Mi sistemo sul balcone a leggere Annus Horribilis di Giorgio Bocca. Chissà perché leggere ciò che penso da anni, ma non riesco a esprimere come vorrei, mi frustra un po’ ma, al contempo, non mi fa più arrabbiare.
Troppa abitudine, la realtà che supera sempre anche le fantasie più sfrenate e che sembra non toccare la coscienza di nessuno.
Così alzo lo sguardo e comincio a osservare i forzati della corsa mattutina. Poveri disgraziati sfiniti e claudicanti che sciabattano mezzi di traverso come granchi ubriachi. Magliette madide di sudore, culi che saltellano in controtempo, tette stufe di rimbalzare che sussultano tristemente a ogni passo. Signori attempati, padri di famiglia, nonni in pensione, che sembrano avere ancora appiccicati addosso giacca e cravatta, piegati come a scalare inesistenti salite, privi di qualunque eleganza nella corsa, con lo sguardo esterrefatto di chi ha superato la soglia della sofferenza fisica.
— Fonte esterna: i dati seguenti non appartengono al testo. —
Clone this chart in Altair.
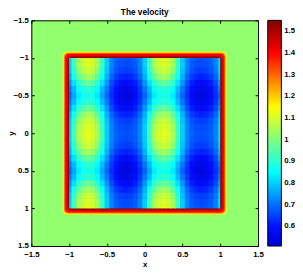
import altair as alt
import pandas as pd

FONT = "Liberation Sans"

title_text = ["The velocity"]

# Axis ticks
tick_values = [-1.5, -1.0, -0.5, 0.0, 0.5, 1.0, 1.5]
legend_values = [0.6, 0.7, 0.8, 0.9, 1.0, 1.1, 1.2, 1.3, 1.4, 1.5]

# colour map (jet-like)
c_domain = [0.51, 0.60, 0.85, 1.15, 1.40, 1.55]
c_range = ["#0000d0", "#0010ff", "#00ffff", "#ffff00", "#ff0000", "#800000"]

# outside the square: uniform value
background_value = 1.02

# red frame around the square: half-widths (outer -> inner) and values
frame_half = [1.088, 1.078, 1.068, 1.055, 1.03, 1.015]
frame_vals = [1.08, 1.17, 1.28, 1.40, 1.47, 1.53]

# interior, one period
# rows: y = -1 + j/12 (j = 0..11), columns: x = -1 + m/16 (m = 0..15)
tile = [
    [0.80, 0.93, 1.05, 1.10, 1.12, 1.10, 1.05, 0.93, 0.80, 0.72, 0.685, 0.67, 0.665, 0.67, 0.685, 0.72],
    [0.80, 0.92, 1.04, 1.09, 1.11, 1.09, 1.04, 0.92, 0.80, 0.72, 0.68, 0.665, 0.66, 0.665, 0.68, 0.72],
    [0.79, 0.90, 1.01, 1.07, 1.09, 1.07, 1.01, 0.90, 0.79, 0.71, 0.67, 0.65, 0.645, 0.65, 0.67, 0.71],
    [0.77, 0.87, 0.96, 1.02, 1.04, 1.02, 0.96, 0.87, 0.77, 0.69, 0.645, 0.625, 0.615, 0.625, 0.645, 0.69],
    [0.74, 0.82, 0.90, 0.95, 0.97, 0.95, 0.90, 0.82, 0.74, 0.66, 0.615, 0.59, 0.58, 0.59, 0.615, 0.66],
    [0.71, 0.78, 0.85, 0.89, 0.90, 0.89, 0.85, 0.78, 0.71, 0.64, 0.59, 0.565, 0.555, 0.565, 0.59, 0.64],
    [0.69, 0.76, 0.83, 0.87, 0.88, 0.87, 0.83, 0.76, 0.69, 0.63, 0.58, 0.555, 0.545, 0.555, 0.58, 0.63],
    [0.71, 0.78, 0.85, 0.89, 0.90, 0.89, 0.85, 0.78, 0.71, 0.64, 0.59, 0.565, 0.555, 0.565, 0.59, 0.64],
    [0.74, 0.82, 0.90, 0.95, 0.97, 0.95, 0.90, 0.82, 0.74, 0.66, 0.615, 0.59, 0.58, 0.59, 0.615, 0.66],
    [0.77, 0.87, 0.96, 1.02, 1.04, 1.02, 0.96, 0.87, 0.77, 0.69, 0.645, 0.625, 0.615, 0.625, 0.645, 0.69],
    [0.79, 0.90, 1.01, 1.07, 1.09, 1.07, 1.01, 0.90, 0.79, 0.71, 0.67, 0.65, 0.645, 0.65, 0.67, 0.71],
    [0.80, 0.92, 1.04, 1.09, 1.11, 1.09, 1.04, 0.92, 0.80, 0.72, 0.68, 0.665, 0.66, 0.665, 0.68, 0.72],
]

# ---- build tables ----
bg_df = pd.DataFrame({"x": [-1.5], "x2": [1.5], "y": [-1.5], "y2": [1.5], "v": [background_value]})
frame_df = pd.DataFrame({
    "x": [-h for h in frame_half], "x2": frame_half,
    "y": [-h for h in frame_half], "y2": frame_half, "v": frame_vals,
})

rows = []
nx, ny = 33, 25
dx, dy = 1 / 16, 1 / 12
ov = 0.008  # slight overlap between neighbouring cells to hide anti-aliasing seams
for k in range(ny):
    yc = -1 + k * dy
    trow = tile[k % 12]
    for i in range(nx):
        xc = -1 + i * dx
        rows.append({
            "x": max(-1.0, xc - dx / 2), "x2": min(1.0, xc + dx / 2 + ov),
            "y": max(-1.0, yc - dy / 2), "y2": min(1.0, yc + dy / 2 + ov),
            "v": trow[i % 16],
        })
cell_df = pd.DataFrame(rows)

W, H = 233, 232

xs = alt.Scale(domain=[-1.5, 1.5], nice=False, zero=False)
ys = alt.Scale(domain=[-1.5, 1.5], nice=False, zero=False, reverse=True)
cs = alt.Scale(domain=c_domain, range=c_range, interpolate="rgb", clamp=True)

legend = alt.Legend(
    title=None, values=legend_values, format=".1~f", orient="right",
    direction="vertical", gradientLength=H, gradientThickness=14, offset=9,
    padding=0, labelFontSize=8, labelFont=FONT, labelFontWeight="bold",
    labelOffset=3, gradientStrokeColor="black", gradientStrokeWidth=1,
    labelOverlap=False, labelColor="black",
)

common_axis = dict(values=tick_values, grid=False, zindex=1, domainColor="black",
                   tickColor="black", domainWidth=1, tickWidth=1, format="~g")

ax_x_main = alt.Axis(orient="bottom", ticks=False, labelPadding=5, title="x",
                     titlePadding=2, labelFlush=False, domain=True, **common_axis)
ax_y_main = alt.Axis(orient="left", ticks=False, labelPadding=3, title="y",
                     titlePadding=-2, labelFlush=False, domain=True, **common_axis)
# inward ticks at the bottom / left edges
ax_x_b = alt.Axis(orient="top", offset=-H, labels=False, domain=False, ticks=True,
                  tickSize=3, title=None, **common_axis)
ax_y_l = alt.Axis(orient="right", offset=-W, labels=False, domain=False, ticks=True,
                  tickSize=3, title=None, **common_axis)
# box + inward ticks at the top / right edges
ax_x_t = alt.Axis(orient="bottom", offset=-H, labels=False, domain=True, ticks=True,
                  tickSize=3, title=None, **common_axis)
ax_y_r = alt.Axis(orient="left", offset=-W, labels=False, domain=True, ticks=True,
                  tickSize=3, title=None, **common_axis)


def layer(df, axx, axy, **mk):
    return alt.Chart(df).mark_rect(**mk).encode(
        x=alt.X("x:Q", scale=xs, axis=axx),
        x2="x2",
        y=alt.Y("y:Q", scale=ys, axis=axy),
        y2="y2",
        color=alt.Color("v:Q", scale=cs, legend=legend),
    )


bg = layer(bg_df, ax_x_main, ax_y_main)
frame = layer(frame_df, ax_x_b, ax_y_l, cornerRadius=4)
cells = layer(cell_df, ax_x_t, ax_y_r)

title = alt.Chart(pd.DataFrame({"t": title_text})).mark_text(
    font=FONT, fontSize=8.5, fontWeight="bold", color="black",
    align="center", baseline="middle",
).encode(text="t:N", x=alt.value(W / 2), y=alt.value(-8.5))

chart = alt.layer(bg, frame, cells, title).resolve_axis(x="independent", y="independent").properties(
    width=W, height=H,
    autosize=alt.AutoSizeParams(type="none"),
    padding={"left": 24, "top": 9, "right": 38, "bottom": 24},
).configure_axis(
    labelFont=FONT, labelFontSize=8, labelFontWeight="bold", labelColor="black",
    titleFont=FONT, titleFontSize=8, titleFontWeight="bold", titleColor="black",
).configure_view(stroke=None)

chart.save("out.html", embed_options={"renderer": "svg", "actions": False})
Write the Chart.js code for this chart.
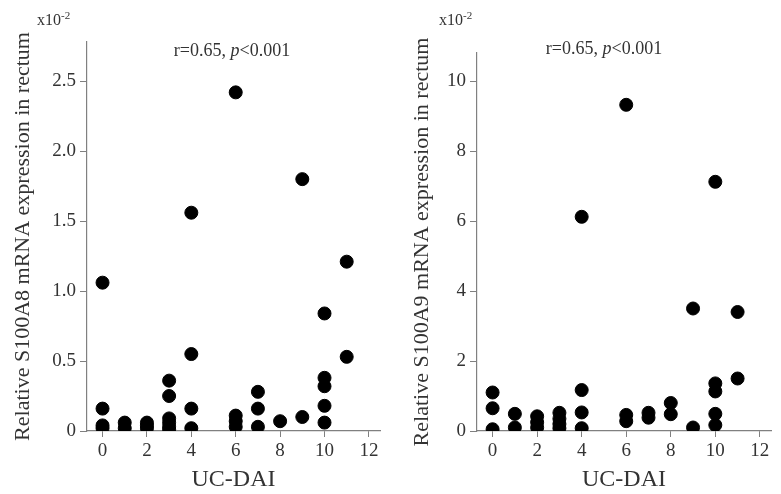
<!DOCTYPE html>
<html>
<head>
<meta charset="utf-8">
<script src="https://cdn.jsdelivr.net/npm/chart.js@4.4.1/dist/chart.umd.min.js"></script>
<style>
  body { margin: 0; background: #fff; }
  #wrap { position: relative; width: 781px; height: 494px; font-family: "Liberation Serif", "Times New Roman", serif; color: #333; }
  canvas { position: absolute; top: 0; }
  .note { position: absolute; font-size: 18px; white-space: nowrap; line-height: 1; }
  .scale { position: absolute; font-size: 16px; white-space: nowrap; line-height: 1; }
  .scale sup { font-size: 11px; vertical-align: 6px; }
</style>
</head>
<body>
<div id="wrap">
  <canvas id="chartA8" width="390" height="494" style="left:0"></canvas>
  <canvas id="chartA9" width="391" height="494" style="left:390px"></canvas>
  <div class="scale" style="left:37px; top:10px;">x10<sup>-2</sup></div>
  <div class="scale" style="left:439px; top:10px;">x10<sup>-2</sup></div>
  <div class="note" style="left:232px; top:41px; transform:translateX(-50%);">r=0.65, <i>p</i>&lt;0.001</div>
  <div class="note" style="left:604px; top:39px; transform:translateX(-50%);">r=0.65, <i>p</i>&lt;0.001</div>
</div>
<script>
// UC-DAI score of each sample and the expression values (x10^-2)
const a8X = [0, 0, 0, 0, 1, 1, 2, 2, 2, 3, 3, 3, 3, 3, 3, 4, 4, 4, 4, 6, 6, 6, 6, 7, 7, 7, 8, 9, 9, 10, 10, 10, 10, 10, 11, 11];
const a8Y = [1.06, 0.16, 0.04, 0.02, 0.06, 0.02, 0.06, 0.04, 0.02, 0.36, 0.25, 0.09, 0.06, 0.03, 0.01, 1.56, 0.55, 0.16, 0.02,
             2.42, 0.11, 0.07, 0.03, 0.28, 0.16, 0.03, 0.07, 1.80, 0.10, 0.84, 0.38, 0.32, 0.18, 0.06, 1.21, 0.53];

const a9X = [0, 0, 0, 1, 1, 2, 2, 2, 3, 3, 3, 3, 4, 4, 4, 4, 6, 6, 6, 7, 7, 8, 8, 9, 9, 10, 10, 10, 10, 10, 11, 11];
const a9Y = [1.10, 0.65, 0.05, 0.49, 0.10, 0.42, 0.25, 0.10, 0.52, 0.35, 0.20, 0.08, 6.12, 1.17, 0.53, 0.08,
             9.32, 0.46, 0.28, 0.52, 0.38, 0.80, 0.48, 3.50, 0.10, 7.12, 1.36, 1.13, 0.49, 0.17, 3.40, 1.50];

const xTicks = [0, 2, 4, 6, 8, 10, 12];
const a8Ticks = [0, 0.5, 1.0, 1.5, 2.0, 2.5];
const a9Ticks = [0, 2, 4, 6, 8, 10];

const serif = '"Liberation Serif", "Times New Roman", serif';
const axisColor = '#808080';
const textColor = '#333';

function makeChart(id, xs, ys, yMax, yTicks, fmt, yTitle, topPad, titlePad) {
    let points = xs.map((x, i) => ({x: x, y: ys[i]}));
    return new Chart(document.getElementById(id), {
        type: 'scatter',
        data: {
            datasets: [{
                data: points,
                backgroundColor: '#000',
                borderColor: '#000',
                pointRadius: 6.5,
                pointHoverRadius: 6.5,
                clip: {left: 10, top: 10, right: 10, bottom: 0}
            }]
        },
        options: {
            responsive: false,
            animation: false,
            layout: { padding: { left: 0, right: 10, top: topPad, bottom: 0 } },
            plugins: { legend: { display: false }, tooltip: { enabled: false } },
            scales: {
                x: {
                    type: 'linear',
                    min: -0.7,
                    max: 12.5,
                    afterBuildTicks: s => { s.ticks = xTicks.map(v => ({value: v})); },
                    afterFit: s => { s.height = 63; },
                    grid: { drawOnChartArea: false, drawTicks: true, tickLength: 6, color: axisColor },
                    border: { display: true, color: axisColor, width: 1.2 },
                    ticks: { color: textColor, font: { family: serif, size: 19 }, padding: 3 },
                    title: {
                        display: true, text: 'UC-DAI', color: textColor,
                        font: { family: serif, size: 24, lineHeight: 1.2 },
                        padding: { top: 0, bottom: 0 }
                    }
                },
                y: {
                    min: 0,
                    max: yMax,
                    afterBuildTicks: s => { s.ticks = yTicks.map(v => ({value: v})); },
                    afterFit: s => { s.width = 87; },
                    grid: { drawOnChartArea: false, drawTicks: true, tickLength: 7, color: axisColor },
                    border: { display: true, color: axisColor, width: 1.2 },
                    ticks: { color: textColor, font: { family: serif, size: 19 }, padding: 4, callback: fmt },
                    title: {
                        display: true, text: yTitle, color: textColor,
                        font: { family: serif, size: 22, lineHeight: 1.2 },
                        padding: { top: titlePad + 1, bottom: 0 }
                    }
                }
            }
        }
    });
}

makeChart('chartA8', a8X, a8Y, 2.78, a8Ticks, v => v === 0 ? '0' : v.toFixed(1),
    'Relative S100A8 mRNA expression in rectum', 42, 9);
makeChart('chartA9', a9X, a9Y, 10.8, a9Ticks, v => String(v),
    'Relative S100A9 mRNA expression in rectum', 53, 18);
</script>
</body>
</html>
Orologini elettronici al polso di signore attempate e inesorabilmente sovrappeso, che misurano tempi immaginari e inutili, o forse, solo le pulsazioni impazzite di un cuore che non ha nessuna voglia di continuare a essere strapazzato inutilmente.
Bolsi uomini di mezza età con la marca delle chiavi inglesi o la pubblicità del panettiere bergamasco, o del dopolavoro, stampate sulle magliette.
Ragazze con le tutine di dimensione danza che faticano a contenere coscioni possenti come quelli dei sollevatori di pesi che ogni quattro anni, si vedono alle olimpiadi, e l’occhio che continua a saettare nervoso al contapassi, per sapere quanto manca alla fine ineluttabile di qualunque organismo biologico.
Un florilegio che si presenta implacabile tutte le mattine, da che albeggia, fino a mattino inoltrato. Sotto il sole cocente, oppure dentro una tempesta di pioggia. Per loro non fa differenza, quello che conta è mantenere la media, non perdere il passo sciabattante, con la testa che ciondola priva di volontà propria, il sudore che cola copioso e, ne sono sicuro, che si mescola alle lacrime di sofferenza e rabbia verso un corpo che si rifiuta ostinatamente di assomigliare a quello delle pubblicità della televisione.